** Instructions for the task **
Leave the pictures out, and retype all of the material exactly as written.
====== Data listing ======
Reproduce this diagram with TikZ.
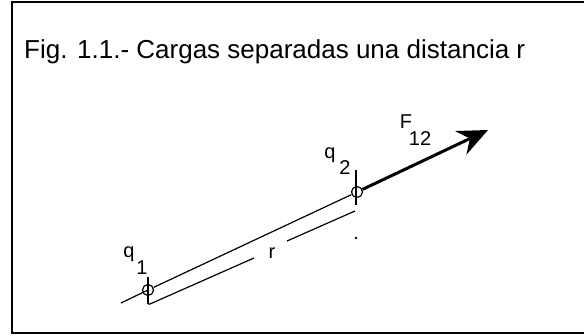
\documentclass[tikz,border=0pt]{standalone}
\usepackage{fontspec}
\setmainfont{Liberation Sans}
\usetikzlibrary{arrows.meta}
\begin{document}
\begin{tikzpicture}[x=1pt,y=-1pt,
  frameline/.style={line width=1.5pt,black},
  thinline/.style={line width=1.2pt,black},
  forceline/.style={line width=3pt,black,-{Stealth[length=30pt,width=26pt,inset=10pt]}},
  charge/.style={circle,draw,line width=1.2pt,minimum size=11pt,inner sep=0pt},
  lbl/.style={inner sep=0pt,font=\fontsize{20}{22}\selectfont},
  titletext/.style={inner sep=0pt,anchor=base west,font=\fontsize{26}{30}\selectfont}]
\useasboundingbox (0,0) rectangle (584,335);
% frame
\draw[frameline] (584,2) -- (12,2) -- (12,333) -- (584,333);
% title
\node[titletext] (title) at (24,58) {Fig. 1.1.- Cargas separadas una distancia r};
% charges
\node[charge] (q1) at (148,290) {};
\node[charge] (q2) at (357,192) {};
\coordinate (tail) at (121,303);
\coordinate (tip) at (488,130);
% extension and joining line
\draw[thinline] (tail) -- (q1.center);
\draw[thinline] (q1) -- (q2);
% ticks
\coordinate (t1a) at (148,277);
\coordinate (t1b) at (148,304);
\coordinate (t2a) at (356,170);
\coordinate (t2b) at (356,205);
\draw[thinline] (t1a) -- (t1b);
\draw[thinline] (t2a) -- (t2b);
% dimension line with r
\coordinate (d1) at (150,304);
\coordinate (d2) at (254,258);
\coordinate (d3) at (287,241);
\coordinate (d4) at (355,211);
\draw[thinline] (t1b) -- (d1) -- (d2);
\draw[thinline] (d3) -- (d4);
\node[lbl] (r) at (272,253) {r};
\fill (356,238) circle (1.3pt);
% force
\draw[forceline] (q2) -- (tip);
% labels
\node[lbl] (q1q) at (129,254) {q};
\node[lbl] (q1s) at (142,268) {1};
\node[lbl] (q2q) at (330,155) {q};
\node[lbl] (q2s) at (345,168) {2};
\node[lbl] (Fl) at (406,122) {F};
\node[lbl] (Fs) at (420,139) {12};
\end{tikzpicture}
\end{document}
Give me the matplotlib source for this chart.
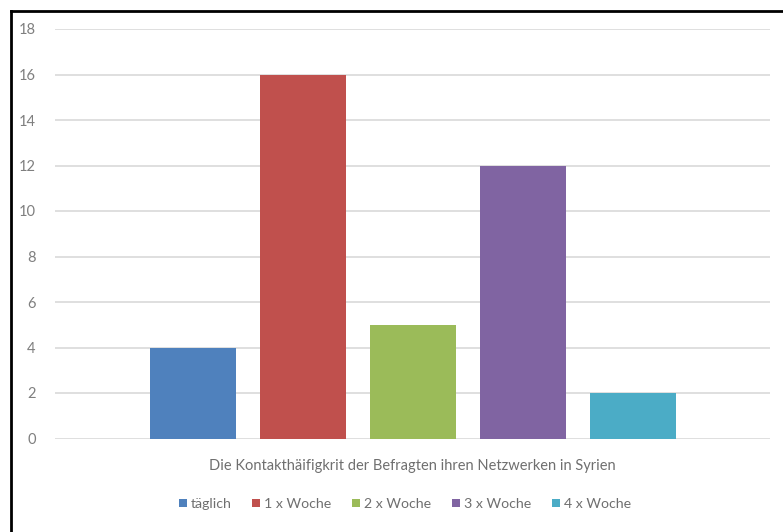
import matplotlib
matplotlib.use("Agg")
import matplotlib.pyplot as plt
from matplotlib.patches import Patch
from matplotlib.lines import Line2D

categories = ["täglich", "1 x Woche", "2 x Woche", "3 x Woche", "4 x Woche"]
values = [4, 16, 5, 12, 2]
colors = ["#4F81BD", "#C0504D", "#9BBB59", "#8064A2", "#4BACC6"]
yticks = [0, 2, 4, 6, 8, 10, 12, 14, 16, 18]
xlabel = "Die Kontakthäifigkrit der Befragten ihren Netzwerken in Syrien"

plt.rcParams['font.family'] = ['Lato', 'DejaVu Sans']

W, H = 783, 532
fig = plt.figure(figsize=(W / 100, H / 100), dpi=100)
ax = fig.add_axes([55 / W, (H - 438.5) / H, (770 - 55) / W, (438.5 - 29) / H])

xs = list(range(len(values)))
ax.bar(xs, values, width=86 / 110, color=colors, zorder=3)
ax.set_xlim(-1.25, 5.25)
ax.set_ylim(0, 18)
ax.set_yticks(yticks)
ax.set_xticks([])
ax.grid(axis='y', color='#D9D9D9', linewidth=1.2, zorder=0)
for s in ax.spines.values():
    s.set_visible(False)
ax.tick_params(axis='y', length=0, pad=14, labelsize=10.5, labelcolor='#7F7F7F')

fig.text(412 / W, 1 - 466 / H, xlabel, ha='center', va='center',
         fontsize=10.5, color='#6F6F6F')

handles = [Patch(facecolor=c, edgecolor='none') for c in colors]
fig.legend(handles, categories, loc='center', bbox_to_anchor=(405 / W, 1 - 504 / H),
           ncol=5, frameon=False, fontsize=10.2, handlelength=0.55, handleheight=0.55,
           handletextpad=0.3, columnspacing=1.45, labelcolor='#6F6F6F')

# outer border (left and top visible)
fig.add_artist(Line2D([10.5 / W, 10.5 / W], [0, 1 - 11 / H], transform=fig.transFigure,
                      color='black', linewidth=2))
fig.add_artist(Line2D([10.5 / W, 1], [1 - 11 / H, 1 - 11 / H], transform=fig.transFigure,
                      color='black', linewidth=2))

fig.savefig("out.png", dpi=100)
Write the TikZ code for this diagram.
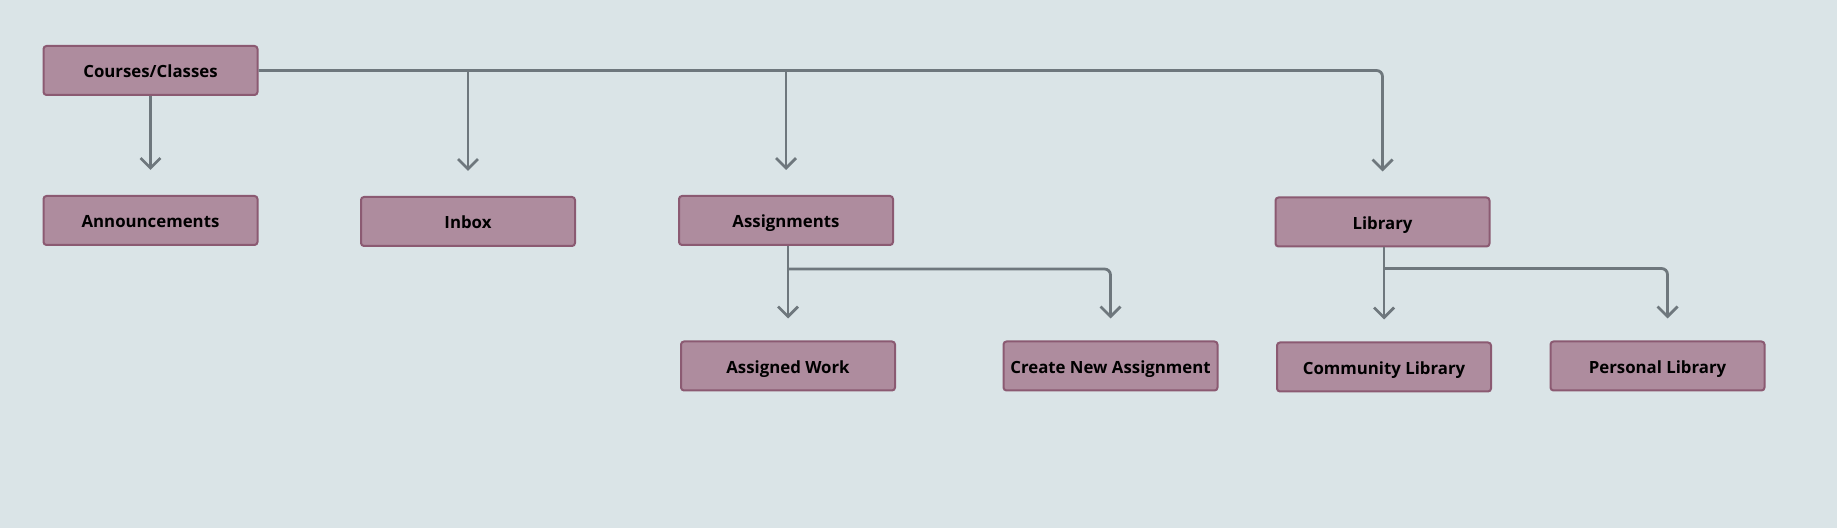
======
** Output of the task **
Reproduce this diagram with TikZ.
\documentclass[tikz,border=0pt]{standalone}
\usepackage{fontspec}
\setmainfont{Liberation Sans}
\usetikzlibrary{arrows.meta}
\begin{document}
\begin{tikzpicture}[x=1pt,y=-1pt,
  frameline/.style={line width=1.5pt,black},
  thinline/.style={line width=1.2pt,black},
  forceline/.style={line width=3pt,black,-{Stealth[length=30pt,width=26pt,inset=10pt]}},
  charge/.style={circle,draw,line width=1.2pt,minimum size=11pt,inner sep=0pt},
  lbl/.style={inner sep=0pt,font=\fontsize{20}{22}\selectfont},
  titletext/.style={inner sep=0pt,anchor=base west,font=\fontsize{26}{30}\selectfont}]
\useasboundingbox (0,0) rectangle (584,335);
% frame
\draw[frameline] (584,2) -- (12,2) -- (12,333) -- (584,333);
% title
\node[titletext] (title) at (24,58) {Fig. 1.1.- Cargas separadas una distancia r};
% charges
\node[charge] (q1) at (148,290) {};
\node[charge] (q2) at (357,192) {};
\coordinate (tail) at (121,303);
\coordinate (tip) at (488,130);
% extension and joining line
\draw[thinline] (tail) -- (q1.center);
\draw[thinline] (q1) -- (q2);
% ticks
\coordinate (t1a) at (148,277);
\coordinate (t1b) at (148,304);
\coordinate (t2a) at (356,170);
\coordinate (t2b) at (356,205);
\draw[thinline] (t1a) -- (t1b);
\draw[thinline] (t2a) -- (t2b);
% dimension line with r
\coordinate (d1) at (150,304);
\coordinate (d2) at (254,258);
\coordinate (d3) at (287,241);
\coordinate (d4) at (355,211);
\draw[thinline] (t1b) -- (d1) -- (d2);
\draw[thinline] (d3) -- (d4);
\node[lbl] (r) at (272,253) {r};
\fill (356,238) circle (1.3pt);
% force
\draw[forceline] (q2) -- (tip);
% labels
\node[lbl] (q1q) at (129,254) {q};
\node[lbl] (q1s) at (142,268) {1};
\node[lbl] (q2q) at (330,155) {q};
\node[lbl] (q2s) at (345,168) {2};
\node[lbl] (Fl) at (406,122) {F};
\node[lbl] (Fs) at (420,139) {12};
\end{tikzpicture}
\end{document}
Give me the matplotlib source for this chart.
import matplotlib
matplotlib.use("Agg")
import matplotlib.pyplot as plt
from matplotlib.patches import Patch
from matplotlib.lines import Line2D

categories = ["täglich", "1 x Woche", "2 x Woche", "3 x Woche", "4 x Woche"]
values = [4, 16, 5, 12, 2]
colors = ["#4F81BD", "#C0504D", "#9BBB59", "#8064A2", "#4BACC6"]
yticks = [0, 2, 4, 6, 8, 10, 12, 14, 16, 18]
xlabel = "Die Kontakthäifigkrit der Befragten ihren Netzwerken in Syrien"

plt.rcParams['font.family'] = ['Lato', 'DejaVu Sans']

W, H = 783, 532
fig = plt.figure(figsize=(W / 100, H / 100), dpi=100)
ax = fig.add_axes([55 / W, (H - 438.5) / H, (770 - 55) / W, (438.5 - 29) / H])

xs = list(range(len(values)))
ax.bar(xs, values, width=86 / 110, color=colors, zorder=3)
ax.set_xlim(-1.25, 5.25)
ax.set_ylim(0, 18)
ax.set_yticks(yticks)
ax.set_xticks([])
ax.grid(axis='y', color='#D9D9D9', linewidth=1.2, zorder=0)
for s in ax.spines.values():
    s.set_visible(False)
ax.tick_params(axis='y', length=0, pad=14, labelsize=10.5, labelcolor='#7F7F7F')

fig.text(412 / W, 1 - 466 / H, xlabel, ha='center', va='center',
         fontsize=10.5, color='#6F6F6F')

handles = [Patch(facecolor=c, edgecolor='none') for c in colors]
fig.legend(handles, categories, loc='center', bbox_to_anchor=(405 / W, 1 - 504 / H),
           ncol=5, frameon=False, fontsize=10.2, handlelength=0.55, handleheight=0.55,
           handletextpad=0.3, columnspacing=1.45, labelcolor='#6F6F6F')

# outer border (left and top visible)
fig.add_artist(Line2D([10.5 / W, 10.5 / W], [0, 1 - 11 / H], transform=fig.transFigure,
                      color='black', linewidth=2))
fig.add_artist(Line2D([10.5 / W, 1], [1 - 11 / H, 1 - 11 / H], transform=fig.transFigure,
                      color='black', linewidth=2))

fig.savefig("out.png", dpi=100)
Write the TikZ code for this diagram.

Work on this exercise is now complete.